### [Record set]

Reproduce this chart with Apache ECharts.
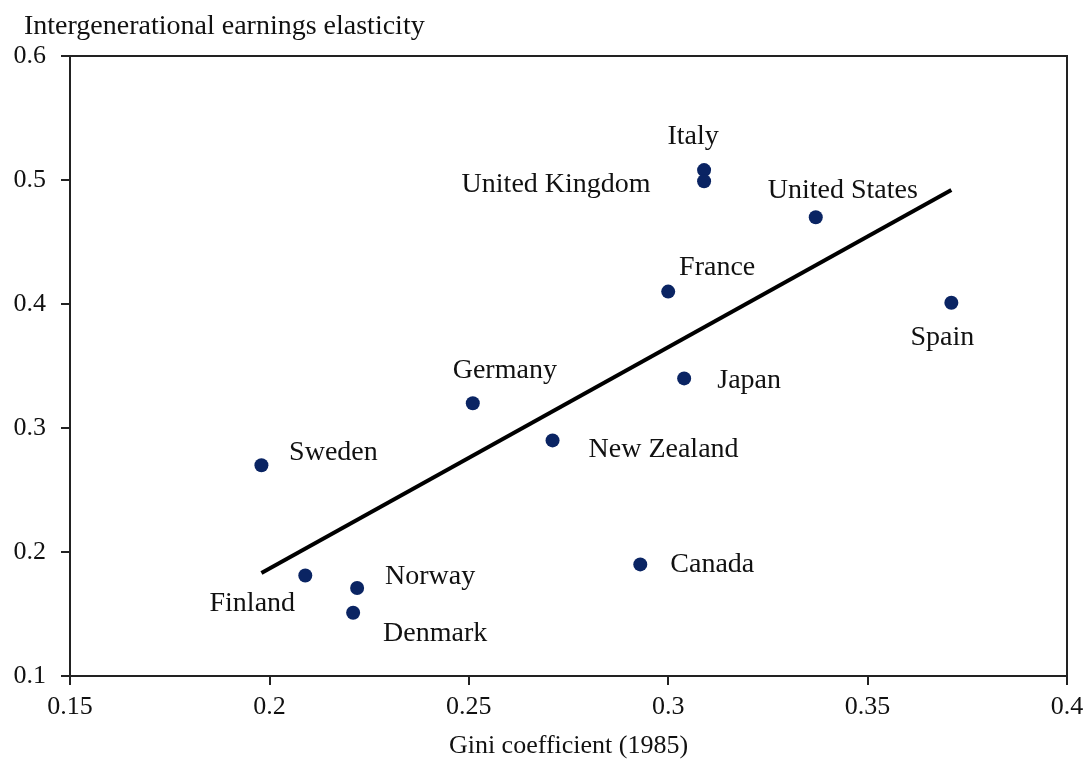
<!DOCTYPE html>
<html>
<head>
<meta charset="utf-8">
<script src="https://cdn.jsdelivr.net/npm/echarts@6/dist/echarts.min.js"></script>
<style>
  html, body { margin: 0; padding: 0; background: #fff; }
  #chart { width: 1087px; height: 769px; }
</style>
</head>
<body>
<div id="chart"></div>
<script>
const countries = ['Italy', 'United Kingdom', 'United States', 'France', 'Spain', 'Japan', 'Germany',
  'New Zealand', 'Sweden', 'Canada', 'Finland', 'Norway', 'Denmark']
const gini = [0.309, 0.309, 0.337, 0.300, 0.371, 0.304, 0.251, 0.271, 0.198, 0.293, 0.209, 0.222, 0.221]
const elasticity = [0.508, 0.499, 0.470, 0.410, 0.401, 0.340, 0.320, 0.290, 0.270, 0.190, 0.181, 0.171, 0.151]
const trendX = [0.198, 0.371]
const trendY = [0.183, 0.492]

// label offsets from dot centre (px)
const labelOffsets = [[-11, -33], [-148, 3], [27, -27], [49, -24], [-9, 35], [65, 2], [32, -33],
  [111, 9], [72, -13], [72, 0], [-53, 28], [73, -11], [82, 21]]

const font = 'Liberation Serif'
const textColor = '#111'

const chart = echarts.init(document.getElementById('chart'))

const points = countries.map((name, i) => ({
  name: name,
  value: [gini[i], elasticity[i]],
  label: { offset: labelOffsets[i] }
}))

const option = {
  animation: false,
  title: {
    text: 'Intergenerational earnings elasticity',
    left: 19,
    top: 8,
    textStyle: { fontFamily: font, fontSize: 28, fontWeight: 'normal', color: textColor }
  },
  grid: {
    left: 70,
    right: 20,
    top: 56,
    bottom: 93,
    show: true,
    borderColor: '#222',
    borderWidth: 2
  },
  xAxis: {
    type: 'value',
    min: 0.15,
    max: 0.4,
    interval: 0.05,
    name: 'Gini coefficient (1985)',
    nameLocation: 'middle',
    nameGap: 57,
    nameTextStyle: { fontFamily: font, fontSize: 26, color: textColor },
    splitLine: { show: false },
    axisLine: { lineStyle: { color: '#222', width: 2 } },
    axisTick: { length: 9, lineStyle: { color: '#222', width: 2 } },
    axisLabel: {
      margin: 18,
      fontFamily: font,
      fontSize: 26,
      color: textColor,
      formatter: (v) => String(+v.toFixed(2))
    }
  },
  yAxis: {
    type: 'value',
    min: 0.1,
    max: 0.6,
    interval: 0.1,
    splitLine: { show: false },
    axisLine: { lineStyle: { color: '#222', width: 2 } },
    axisTick: { length: 9, lineStyle: { color: '#222', width: 2 } },
    axisLabel: {
      margin: 24,
      fontFamily: font,
      fontSize: 26,
      color: textColor,
      formatter: (v) => String(+v.toFixed(1))
    }
  },
  series: [
    {
      type: 'line',
      data: trendX.map((x, i) => [x, trendY[i]]),
      showSymbol: false,
      lineStyle: { color: '#000', width: 4 },
      z: 2
    },
    {
      type: 'scatter',
      data: points,
      symbolSize: 14,
      itemStyle: { color: '#0a2463', opacity: 1 },
      label: {
        show: true,
        position: 'inside',
        formatter: '{b}',
        fontFamily: font,
        fontSize: 28,
        color: textColor
      },
      z: 3
    }
  ]
}

chart.setOption(option)
</script>
</body>
</html>
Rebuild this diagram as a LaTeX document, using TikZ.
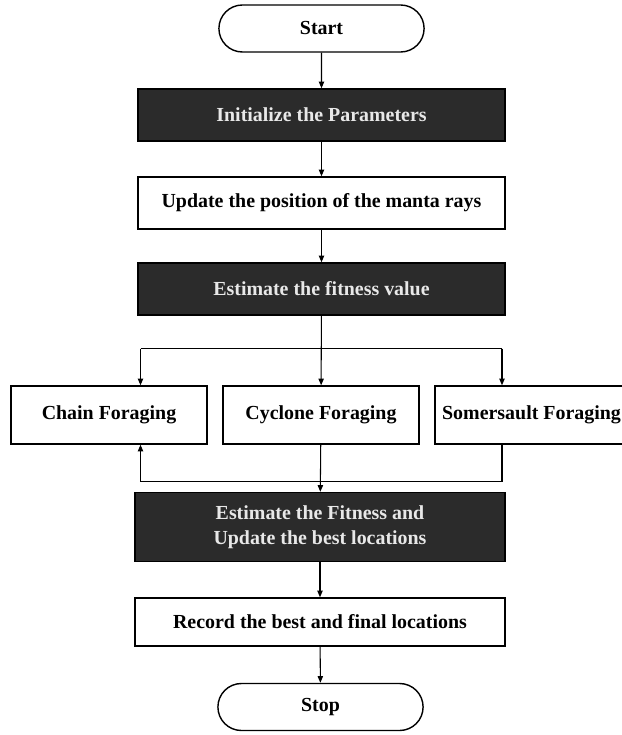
\documentclass[tikz,border=0pt]{standalone}
\usepackage{fontspec}
\setmainfont{Liberation Serif}
\usepackage{tikz}
\usetikzlibrary{arrows.meta,shapes.misc}

\definecolor{boxdark}{HTML}{2B2B2B}
\definecolor{txtlight}{HTML}{E8E8E8}

\tikzset{
  every node/.style={font=\fontsize{17}{21.5}\selectfont\bfseries},
  term/.style={draw, line width=1.2pt, rounded rectangle, minimum width=213*0.03cm, minimum height=47*0.03cm},
  plainbox/.style={draw, line width=1.2pt, fill=white, minimum width=367*0.03cm, minimum height=52*0.03cm},
  darkbox/.style={plainbox, fill=boxdark, text=txtlight},
  forbox/.style={draw, line width=1.2pt, minimum width=196*0.03cm, minimum height=58*0.03cm},
  arr/.style={-{Triangle[length=0.2cm,width=0.16cm]}, line width=0.9pt}
}

\begin{document}
\begin{tikzpicture}[x=0.03cm, y=-0.03cm]
\fill[white] (0,0) rectangle (621,735);
\useasboundingbox (0,0) rectangle (621,735);

% main column
\node[term] (start) at (321.5,28.5) {Start};
\node[darkbox] (init) at (321.5,115) {Initialize the Parameters};
\node[plainbox] (update) at (321.5,203) {Update the position of the manta rays};
\node[darkbox] (fit) at (321.5,289) {Estimate the fitness value};

% foraging strategies
\node[forbox] (chain) at (109,415) {Chain Foraging};
\node[forbox] (cyclone) at (321,415) {Cyclone Foraging};
\node[forbox, minimum width=193*0.03cm, inner sep=1pt] (somer) at (531.5,415) {Somersault Foraging};

\node[darkbox, minimum width=370*0.03cm, minimum height=69*0.03cm, align=center] (fit2) at (320,527)
  {Estimate the Fitness and\\Update the best locations};
\node[plainbox, minimum width=370*0.03cm, minimum height=48*0.03cm] (record) at (320,622) {Record the best and final locations};
\node[term] (stop) at (320.5,707) {Stop};

\coordinate (l) at (140.5,348.5);
\coordinate (r) at (502,348.5);
\coordinate (lb) at (140.5,481.5);
\coordinate (rb) at (502,481.5);

\draw[arr] (start) -- (init);
\draw[arr] (init) -- (update);
\draw[arr] (update) -- (fit);
\draw[arr] (fit) -- (cyclone);
\draw[line width=0.9pt] (l) -- (r);
\draw[arr] (l) -- (l |- chain.north);
\draw[arr] (r) -- (r |- somer.north);
\draw[arr] (r |- somer.south) -- (rb) -- (lb) -- (lb |- chain.south);
\draw[arr] (cyclone) -- (fit2);
\draw[arr] (fit2) -- (record);
\draw[arr] (record) -- (stop);
\end{tikzpicture}
\end{document}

### [What you will do]
Copy every line of the data exactly as written, excluding the pictures.

### [Exercise result]
Reproduce this chart with Apache ECharts.
<!DOCTYPE html>
<html>
<head>
<meta charset="utf-8">
<script src="https://cdn.jsdelivr.net/npm/echarts@6/dist/echarts.min.js"></script>
<style>
  html, body { margin: 0; padding: 0; background: #fff; }
  #chart { width: 1087px; height: 769px; }
</style>
</head>
<body>
<div id="chart"></div>
<script>
const countries = ['Italy', 'United Kingdom', 'United States', 'France', 'Spain', 'Japan', 'Germany',
  'New Zealand', 'Sweden', 'Canada', 'Finland', 'Norway', 'Denmark']
const gini = [0.309, 0.309, 0.337, 0.300, 0.371, 0.304, 0.251, 0.271, 0.198, 0.293, 0.209, 0.222, 0.221]
const elasticity = [0.508, 0.499, 0.470, 0.410, 0.401, 0.340, 0.320, 0.290, 0.270, 0.190, 0.181, 0.171, 0.151]
const trendX = [0.198, 0.371]
const trendY = [0.183, 0.492]

// label offsets from dot centre (px)
const labelOffsets = [[-11, -33], [-148, 3], [27, -27], [49, -24], [-9, 35], [65, 2], [32, -33],
  [111, 9], [72, -13], [72, 0], [-53, 28], [73, -11], [82, 21]]

const font = 'Liberation Serif'
const textColor = '#111'

const chart = echarts.init(document.getElementById('chart'))

const points = countries.map((name, i) => ({
  name: name,
  value: [gini[i], elasticity[i]],
  label: { offset: labelOffsets[i] }
}))

const option = {
  animation: false,
  title: {
    text: 'Intergenerational earnings elasticity',
    left: 19,
    top: 8,
    textStyle: { fontFamily: font, fontSize: 28, fontWeight: 'normal', color: textColor }
  },
  grid: {
    left: 70,
    right: 20,
    top: 56,
    bottom: 93,
    show: true,
    borderColor: '#222',
    borderWidth: 2
  },
  xAxis: {
    type: 'value',
    min: 0.15,
    max: 0.4,
    interval: 0.05,
    name: 'Gini coefficient (1985)',
    nameLocation: 'middle',
    nameGap: 57,
    nameTextStyle: { fontFamily: font, fontSize: 26, color: textColor },
    splitLine: { show: false },
    axisLine: { lineStyle: { color: '#222', width: 2 } },
    axisTick: { length: 9, lineStyle: { color: '#222', width: 2 } },
    axisLabel: {
      margin: 18,
      fontFamily: font,
      fontSize: 26,
      color: textColor,
      formatter: (v) => String(+v.toFixed(2))
    }
  },
  yAxis: {
    type: 'value',
    min: 0.1,
    max: 0.6,
    interval: 0.1,
    splitLine: { show: false },
    axisLine: { lineStyle: { color: '#222', width: 2 } },
    axisTick: { length: 9, lineStyle: { color: '#222', width: 2 } },
    axisLabel: {
      margin: 24,
      fontFamily: font,
      fontSize: 26,
      color: textColor,
      formatter: (v) => String(+v.toFixed(1))
    }
  },
  series: [
    {
      type: 'line',
      data: trendX.map((x, i) => [x, trendY[i]]),
      showSymbol: false,
      lineStyle: { color: '#000', width: 4 },
      z: 2
    },
    {
      type: 'scatter',
      data: points,
      symbolSize: 14,
      itemStyle: { color: '#0a2463', opacity: 1 },
      label: {
        show: true,
        position: 'inside',
        formatter: '{b}',
        fontFamily: font,
        fontSize: 28,
        color: textColor
      },
      z: 3
    }
  ]
}

chart.setOption(option)
</script>
</body>
</html>
Rebuild this diagram as a LaTeX document, using TikZ.
\documentclass[tikz,border=0pt]{standalone}
\usepackage{fontspec}
\setmainfont{Liberation Serif}
\usepackage{tikz}
\usetikzlibrary{arrows.meta,shapes.misc}

\definecolor{boxdark}{HTML}{2B2B2B}
\definecolor{txtlight}{HTML}{E8E8E8}

\tikzset{
  every node/.style={font=\fontsize{17}{21.5}\selectfont\bfseries},
  term/.style={draw, line width=1.2pt, rounded rectangle, minimum width=213*0.03cm, minimum height=47*0.03cm},
  plainbox/.style={draw, line width=1.2pt, fill=white, minimum width=367*0.03cm, minimum height=52*0.03cm},
  darkbox/.style={plainbox, fill=boxdark, text=txtlight},
  forbox/.style={draw, line width=1.2pt, minimum width=196*0.03cm, minimum height=58*0.03cm},
  arr/.style={-{Triangle[length=0.2cm,width=0.16cm]}, line width=0.9pt}
}

\begin{document}
\begin{tikzpicture}[x=0.03cm, y=-0.03cm]
\fill[white] (0,0) rectangle (621,735);
\useasboundingbox (0,0) rectangle (621,735);

% main column
\node[term] (start) at (321.5,28.5) {Start};
\node[darkbox] (init) at (321.5,115) {Initialize the Parameters};
\node[plainbox] (update) at (321.5,203) {Update the position of the manta rays};
\node[darkbox] (fit) at (321.5,289) {Estimate the fitness value};

% foraging strategies
\node[forbox] (chain) at (109,415) {Chain Foraging};
\node[forbox] (cyclone) at (321,415) {Cyclone Foraging};
\node[forbox, minimum width=193*0.03cm, inner sep=1pt] (somer) at (531.5,415) {Somersault Foraging};

\node[darkbox, minimum width=370*0.03cm, minimum height=69*0.03cm, align=center] (fit2) at (320,527)
  {Estimate the Fitness and\\Update the best locations};
\node[plainbox, minimum width=370*0.03cm, minimum height=48*0.03cm] (record) at (320,622) {Record the best and final locations};
\node[term] (stop) at (320.5,707) {Stop};

\coordinate (l) at (140.5,348.5);
\coordinate (r) at (502,348.5);
\coordinate (lb) at (140.5,481.5);
\coordinate (rb) at (502,481.5);

\draw[arr] (start) -- (init);
\draw[arr] (init) -- (update);
\draw[arr] (update) -- (fit);
\draw[arr] (fit) -- (cyclone);
\draw[line width=0.9pt] (l) -- (r);
\draw[arr] (l) -- (l |- chain.north);
\draw[arr] (r) -- (r |- somer.north);
\draw[arr] (r |- somer.south) -- (rb) -- (lb) -- (lb |- chain.south);
\draw[arr] (cyclone) -- (fit2);
\draw[arr] (fit2) -- (record);
\draw[arr] (record) -- (stop);
\end{tikzpicture}
\end{document}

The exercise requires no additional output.